Objectivity is consistently cited by conservatives as supportive of their rationale.
Subjectivity is invariably the underlying structural foundation for liberal positions.
JG: as novelist Tom Wolfe pointed out, most of postmodernists academics put a greater premium on Western rationality and the scientific method truth when it comes to the results of their colonoscopy, mammogram or pap smear, and they are quite willing to accept “facts” in the social sciences and humanities when those putative facts agree with their political biases. If you told them that what they regard as “colonialism” or “racism” were not facts but mere perceptions , what kind of reaction would you anticipate?
Oops! Should read …and the scientific method when it comes … ” Failure to proofread.
I’ve already given an exact definition of “history” elsewhere on this blog, a definition that I was required to know by my college major, prehistoric civilizations. As an anthropology major with that particular major, I needed to know the dividing line between “historic” and “prehistoric”. As I said at that time, “historic” is defined by how much record-keeping a given society did as a routine matter, because “history” is not an event, but rather the record of the event. The “history”, the letters, manifests, bills of lading, diaries, etc, tell us why the event mattered and how it affected the people.
I do believe that, if the actual definition of “history” can be kept past this era, then newspapers and other mainstream news media are well on their way out as sources of historic research. Future historians will look upon our news archives with a jaundiced eye, knowing that the journalists of today have lost their purpose; coverage of news for the historic record. They’re too busy trying to create news, and everyone knows it.
It may turn out that records left by such people as Rush Limbaugh and, believe it or not, people like Michael Moore may end up being regarded as more reliable sources of information than today’s mainstream news media. Why? Because the opposing ends do not pretend to be neutral. You know from the start where the source is coming from. In pretending to be neutral, the news media has destroyed its credibility. They have actually made it so that getting information from both ends of the extreme can make you better informed than the crap fed up as “truthy” on the MSM news. You start out knowing that both ends are prejudiced, and can adjust your reading accordingly.

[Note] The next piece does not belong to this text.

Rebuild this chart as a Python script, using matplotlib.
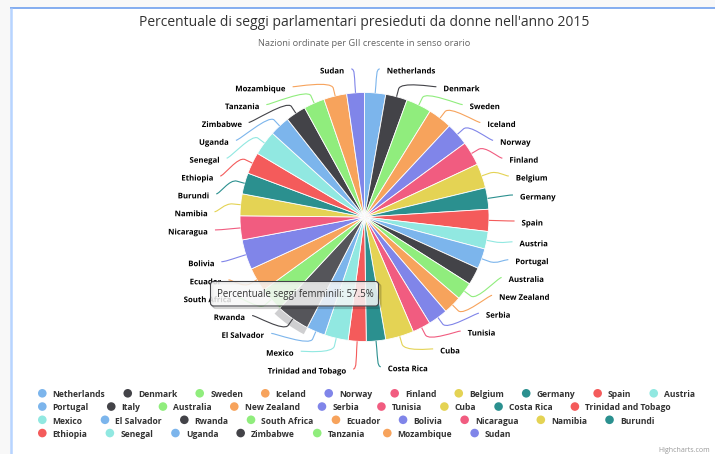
import numpy as np
import matplotlib
matplotlib.use('Agg')
import matplotlib.pyplot as plt
from matplotlib.patches import Wedge, FancyBboxPatch, Rectangle, Circle, PathPatch
from matplotlib.path import Path
from matplotlib.font_manager import FontProperties
import matplotlib.patheffects as pe
import matplotlib.colors as mcolors

# ---------------- data ----------------
countries = ["Netherlands", "Denmark", "Sweden", "Iceland", "Norway", "Finland",
             "Belgium", "Germany", "Spain", "Austria", "Portugal", "Italy",
             "Australia", "New Zealand", "Serbia", "Tunisia", "Cuba", "Costa Rica",
             "Trinidad and Tobago", "Mexico", "El Salvador", "Rwanda", "South Africa",
             "Ecuador", "Bolivia", "Nicaragua", "Namibia", "Burundi", "Ethiopia",
             "Senegal", "Uganda", "Zimbabwe", "Tanzania", "Mozambique", "Sudan"]
women_share = [36.4, 37.4, 43.6, 41.3, 39.6, 41.5,
               42.4, 36.9, 38.0, 30.3, 34.8, 30.1,
               30.5, 31.4, 34.0, 31.3, 48.9, 33.3,
               31.0, 41.0, 32.1, 57.5, 41.1,
               41.6, 51.8, 41.3, 37.7, 36.4, 37.3,
               42.7, 35.0, 35.1, 36.0, 39.6, 30.5]
palette = ['#7cb5ec', '#434348', '#90ed7d', '#f7a35c', '#8085e9',
           '#f15c80', '#e4d354', '#2b908f', '#f45b5b', '#91e8e1']
title = "Percentuale di seggi parlamentari presieduti da donne nell'anno 2015"
subtitle = "Nazioni ordinate per GII crescente in senso orario"
tooltip_label = "Percentuale seggi femminili"
hovered = "Rwanda"
credit = "Highcharts.com"

# ---------------- layout ----------------
W, H = 715, 454
CX, CY, R = 364.5, 217.0, 124.5
RL = R + 23.0          # label circle
CONN_OFF = 8.0
LAB_H = 17.85
TOP_B, BOT_B = 60.0, 378.0
FAMILY = 'Open Sans'

fig = plt.figure(figsize=(W / 100, H / 100), dpi=100)
fig.patch.set_facecolor('#f8f8f8')
ax = fig.add_axes([0, 0, 1, 1])
renderer = fig.canvas.get_renderer()


def text_w(s, size, weight='normal'):
    fp = FontProperties(family=FAMILY, size=size, weight=weight)
    w, h, d = renderer.get_text_width_height_descent(s, fp, ismath=False)
    return w


def fit_size(s, target_px, weight='normal'):
    return 10.0 * target_px / text_w(s, 10.0, weight)


def brighten(c, amt):
    r, g, b = mcolors.to_rgb(c)
    return (min(1, r + amt), min(1, g + amt), min(1, b + amt))


label_fs = fit_size('Netherlands', 48.7, 'bold')
legend_fs = fit_size('Netherlands', 53.3, 'bold')
title_fs = fit_size(title, 450.7)
sub_fs = fit_size(subtitle, 214.3)
ih = countries.index(hovered)
tip_text = f"{tooltip_label}: {women_share[ih]}%"
tip_fs = fit_size(tip_text, 156.7)
credit_fs = fit_size(credit, 51)

n = len(countries)
colors = [palette[i % len(palette)] for i in range(n)]
pie_colors = list(colors)
pie_colors[ih] = brighten(colors[ih], 0.07)

# background / frame
ax.add_patch(Rectangle((11, 8), W, H, facecolor='white', edgecolor='none', zorder=0))
ax.plot([10, W], [8, 8], color='#6fa0ee', lw=1.2, zorder=1, solid_capstyle='butt')
ax.plot([11, 11], [8, H], color='#b7d4ff', lw=1.8, zorder=1, solid_capstyle='butt')

# pie
wedges, _ = ax.pie(women_share, colors=pie_colors, startangle=-90, counterclock=True,
                   radius=R, center=(CX, CY), frame=True,
                   wedgeprops=dict(edgecolor='white', linewidth=0.6))
for w in wedges:
    w.set_zorder(3)

# halo on hovered slice
wh = wedges[ih]
ax.add_patch(Wedge((CX, CY), R + 7.5, wh.theta1, wh.theta2, width=7.5,
                   facecolor=colors[ih], alpha=0.25, lw=0, zorder=2))

mids = [np.deg2rad((w.theta1 + w.theta2) / 2.0) for w in wedges]


def layout_half(idxs):
    length = BOT_B - TOP_B
    boxes = [dict(i=i, target=CY + RL * np.sin(mids[i]) - TOP_B, size=LAB_H,
                  rank=women_share[i]) for i in idxs]
    total = sum(b['size'] for b in boxes)
    if total > length:
        srt = sorted(boxes, key=lambda b: -b['rank'])
        acc, k = 0, 0
        while acc <= length:
            acc += srt[k]['size']
            k += 1
        keep = srt[:k - 1]
    else:
        keep = list(boxes)
    keep.sort(key=lambda b: b['target'])
    groups = [dict(size=b['size'], targets=[b['target']]) for b in keep]
    overlapping = True
    while overlapping:
        for g in groups:
            t = (min(g['targets']) + max(g['targets'])) / 2.0
            g['pos'] = min(max(0, t - g['size'] / 2.0), length - g['size'])
        overlapping = False
        i = len(groups) - 1
        while i > 0:
            if groups[i - 1]['pos'] + groups[i - 1]['size'] > groups[i]['pos'] + 1e-9:
                groups[i - 1]['size'] += groups[i]['size']
                groups[i - 1]['targets'] += groups[i]['targets']
                if groups[i - 1]['pos'] + groups[i - 1]['size'] > length:
                    groups[i - 1]['pos'] = length - groups[i - 1]['size']
                groups.pop(i)
                overlapping = True
            i -= 1
    res = {}
    k = 0
    for g in groups:
        off = 0
        for _ in g['targets']:
            b = keep[k]
            res[b['i']] = TOP_B + g['pos'] + off + b['size'] / 2.0
            off += b['size']
            k += 1
    return res


right_idx = [i for i in range(n) if np.cos(mids[i]) >= 0]
left_idx = [i for i in range(n) if np.cos(mids[i]) < 0]
outline = [pe.withStroke(linewidth=1.3, foreground='white')]

for idxs, sgn in ((right_idx, 1), (left_idx, -1)):
    pos = layout_half(idxs)
    shown = sorted(pos.keys(), key=lambda i: pos[i])
    for j, i in enumerate(shown):
        m = mids[i]
        y = pos[i]
        ynat = CY + RL * np.sin(m)
        yx = ynat if (j == 0 or j == len(shown) - 1) else y
        dy = yx - CY
        xoff = np.sqrt(max(RL ** 2 - dy ** 2, 0.0))
        xg = CX + sgn * (xoff - 1.0)
        A = (xg + sgn * 3.6, y)
        Cp = (CX + R * np.cos(m), CY + R * np.sin(m))
        Bp = (CX + (R + CONN_OFF) * np.cos(m), CY + (R + CONN_OFF) * np.sin(m))
        ctrl2 = (2 * Bp[0] - Cp[0], 2 * Bp[1] - Cp[1])
        path = Path([A, (xg, y), ctrl2, Bp, Cp],
                    [Path.MOVETO, Path.CURVE4, Path.CURVE4, Path.CURVE4, Path.LINETO])
        ax.add_patch(PathPatch(path, facecolor='none', edgecolor=colors[i],
                               lw=0.8, zorder=4))
        ax.text(xg + sgn * 10.6, y + 1.0, countries[i], ha='left' if sgn > 0 else 'right',
                va='center_baseline', fontsize=label_fs, fontweight='bold',
                color='black', family=FAMILY, zorder=5, path_effects=outline)

# title / subtitle
ax.text(363.7, 22.7, title, ha='center', va='center', fontsize=title_fs,
        color='#333333', family=FAMILY, zorder=6)
ax.text(364.0, 43.0, subtitle, ha='center', va='center', fontsize=sub_fs,
        color='#666666', family=FAMILY, zorder=6)

# legend
x0 = 38.0
x = x0
row = 0
limit = 712.0
for i, name in enumerate(countries):
    tw = text_w(name, legend_fs, 'bold')
    item_w = 8.6 + 6.1 + tw
    if x + item_w > limit and x > x0:
        row += 1
        x = x0
    yrow = 393.3 + row * 13.25
    ax.add_patch(Circle((x + 4.3, yrow), 4.3, facecolor=colors[i], lw=0, zorder=6))
    ax.text(x + 14.7, yrow + 0.3, name, ha='left', va='center_baseline', fontsize=legend_fs,
            fontweight='bold', color='#333333', family=FAMILY, zorder=6)
    x += item_w + 18.0

# credit
ax.text(710, 450, credit, ha='right', va='center', fontsize=credit_fs,
        color='#999999', family=FAMILY, zorder=6)

# tooltip
bx, by, bw, bh = 210.5, 281.5, 168.0, 24.5
for k in (3, 2, 1):
    ax.add_patch(FancyBboxPatch((bx + k * 0.8, by + k * 0.8), bw, bh,
                                boxstyle='round,pad=0,rounding_size=3',
                                facecolor='none', edgecolor=(0, 0, 0, 0.05 * k),
                                lw=1.0, zorder=7))
ax.add_patch(FancyBboxPatch((bx, by), bw, bh, boxstyle='round,pad=0,rounding_size=3',
                            facecolor=(0.969, 0.969, 0.969, 0.85),
                            edgecolor=colors[ih], lw=0.8, zorder=8))
ax.text(bx + 6.2, 292.5, tip_text, ha='left', va='center_baseline', fontsize=tip_fs,
        color='#333333', family=FAMILY, zorder=9)

ax.set_xlim(0, W)
ax.set_ylim(H, 0)
ax.set_aspect('auto')
ax.axis('off')

fig.savefig('out.png', dpi=100, facecolor=fig.get_facecolor())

Sort of like reading the diaries of Bernal Diaz, a Spanish priest who recorded a lot of valuable information about the Aztec (or “One World”) society. It’s greatest value is that we KNOW that we’re looking at the Meso-American society from the viewpoint of a Catholic priest, and can use that information to adjust our own jaundiced eye :).
Addendum: Make that “an Inquisition era Catholic priest”. It makes a difference, if you see what I mean ;).

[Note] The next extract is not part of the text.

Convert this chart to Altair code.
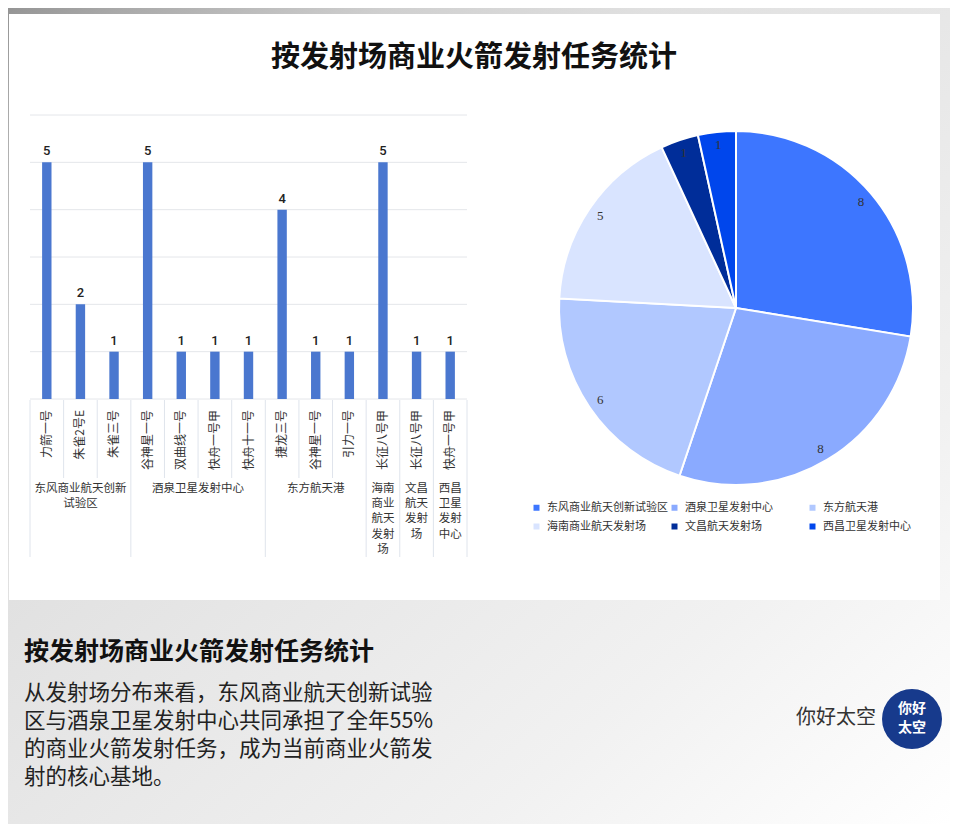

Zhombre: Yes, I know what sort of pap I would receive from today’s (not) historians, in Australia or America. I like to think David McCullough is a real America’s voice. Here’s what one of our true historians has to say about America: (link below)
“How unpardonable it would be for us – with all that we have been given, all the advantages we have, all the continuing opportunities we have to enhance and increase our love of learning – to turn out blockheads or to raise blockheads. What we do in education, what these wonderful teachers and administrators and college presidents and college and university trustees do is the best, most important work there is.

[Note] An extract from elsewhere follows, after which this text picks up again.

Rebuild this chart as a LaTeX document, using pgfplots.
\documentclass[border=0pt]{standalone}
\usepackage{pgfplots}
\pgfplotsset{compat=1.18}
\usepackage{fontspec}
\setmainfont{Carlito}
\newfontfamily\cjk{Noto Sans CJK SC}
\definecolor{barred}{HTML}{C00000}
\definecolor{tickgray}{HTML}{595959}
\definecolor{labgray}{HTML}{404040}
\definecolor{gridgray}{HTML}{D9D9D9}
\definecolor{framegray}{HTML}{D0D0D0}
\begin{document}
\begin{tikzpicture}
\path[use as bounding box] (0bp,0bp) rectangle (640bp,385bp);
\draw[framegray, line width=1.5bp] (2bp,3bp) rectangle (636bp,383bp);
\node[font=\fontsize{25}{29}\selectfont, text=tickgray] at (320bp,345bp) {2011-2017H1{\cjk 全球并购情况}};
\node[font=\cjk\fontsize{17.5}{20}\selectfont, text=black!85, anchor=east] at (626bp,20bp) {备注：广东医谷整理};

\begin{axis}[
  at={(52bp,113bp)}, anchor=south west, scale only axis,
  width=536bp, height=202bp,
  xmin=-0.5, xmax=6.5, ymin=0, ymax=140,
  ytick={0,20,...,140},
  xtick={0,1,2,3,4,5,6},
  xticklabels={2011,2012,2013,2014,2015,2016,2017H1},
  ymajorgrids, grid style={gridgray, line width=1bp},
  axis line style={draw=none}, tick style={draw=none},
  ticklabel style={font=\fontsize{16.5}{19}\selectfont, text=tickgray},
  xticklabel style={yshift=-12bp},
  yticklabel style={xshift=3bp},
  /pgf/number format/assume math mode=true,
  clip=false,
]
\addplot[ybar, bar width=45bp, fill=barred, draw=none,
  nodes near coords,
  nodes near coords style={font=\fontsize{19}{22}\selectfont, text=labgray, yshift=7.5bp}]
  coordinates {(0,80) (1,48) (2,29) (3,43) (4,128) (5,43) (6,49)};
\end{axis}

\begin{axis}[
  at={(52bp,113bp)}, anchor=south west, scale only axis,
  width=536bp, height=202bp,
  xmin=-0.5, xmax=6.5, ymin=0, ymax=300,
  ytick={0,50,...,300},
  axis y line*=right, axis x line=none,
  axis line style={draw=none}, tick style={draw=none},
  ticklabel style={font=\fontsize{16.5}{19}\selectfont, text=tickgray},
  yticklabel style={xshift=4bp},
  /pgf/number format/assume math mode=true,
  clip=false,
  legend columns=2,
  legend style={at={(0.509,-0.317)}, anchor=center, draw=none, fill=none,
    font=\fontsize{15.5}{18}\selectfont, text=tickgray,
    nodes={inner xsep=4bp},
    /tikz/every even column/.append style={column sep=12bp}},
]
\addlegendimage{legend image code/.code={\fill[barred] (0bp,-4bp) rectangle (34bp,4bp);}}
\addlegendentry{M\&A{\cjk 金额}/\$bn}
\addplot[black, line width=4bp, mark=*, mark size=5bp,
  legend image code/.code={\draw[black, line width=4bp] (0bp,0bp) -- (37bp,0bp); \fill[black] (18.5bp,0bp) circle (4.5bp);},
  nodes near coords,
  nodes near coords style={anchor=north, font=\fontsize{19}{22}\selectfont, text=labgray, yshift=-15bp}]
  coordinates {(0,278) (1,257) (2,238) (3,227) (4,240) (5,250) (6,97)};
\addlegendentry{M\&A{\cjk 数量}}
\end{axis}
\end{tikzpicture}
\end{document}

So I salute you all for your interest in education and in the education of Hillsdale. I salute you for coming out tonight to be at an event like this. Not just sitting at home being a spectator. It’s important that we take part. Citizenship isn’t just voting. We all know that. Let’s all pitch in. And let’s not lose heart. They talk about what a difficult, dangerous time we live in. And it is very difficult, very dangerous and very uncertain. But so it has always been. And this nation of ours has been through darker times. And if you don’t know that – as so many who broadcast the news and subject us to their opinions in the press don’t seem to know – that’s because we’re failing in our understanding of history.
The Revolutionary War was as dark a time as we’ve ever been through. 1776, the year we so consistently and rightly celebrate every year, was one of the darkest times, if not the darkest time in the history of the country. Many of us here remember the first months of 1942 after Pearl Harbor when German submarines were sinking our oil tankers right off the coasts of Florida and New Jersey, in sight of the beaches, and there wasn’t a thing we could do about it. Our recruits were drilling with wooden rifles, we had no air force, half of our navy had been destroyed at Pearl Harbor, and there was nothing to say or guarantee that the Nazi machine could be defeated – nothing. Who was to know? I like to think of what Churchill said when he crossed the Atlantic after Pearl Harbor and gave a magnificent speech. He said we haven’t journeyed this far because we’re made of sugar candy. It’s as true today as it ever was.”
David McCullough Knowing History and Knowing Who We Are
Feb 15, 2005
http://www.hillsdale.edu/imprimis/2005/April/
The victors write the history books, so the truth about our era will also be written, but probably not in our lifetimes.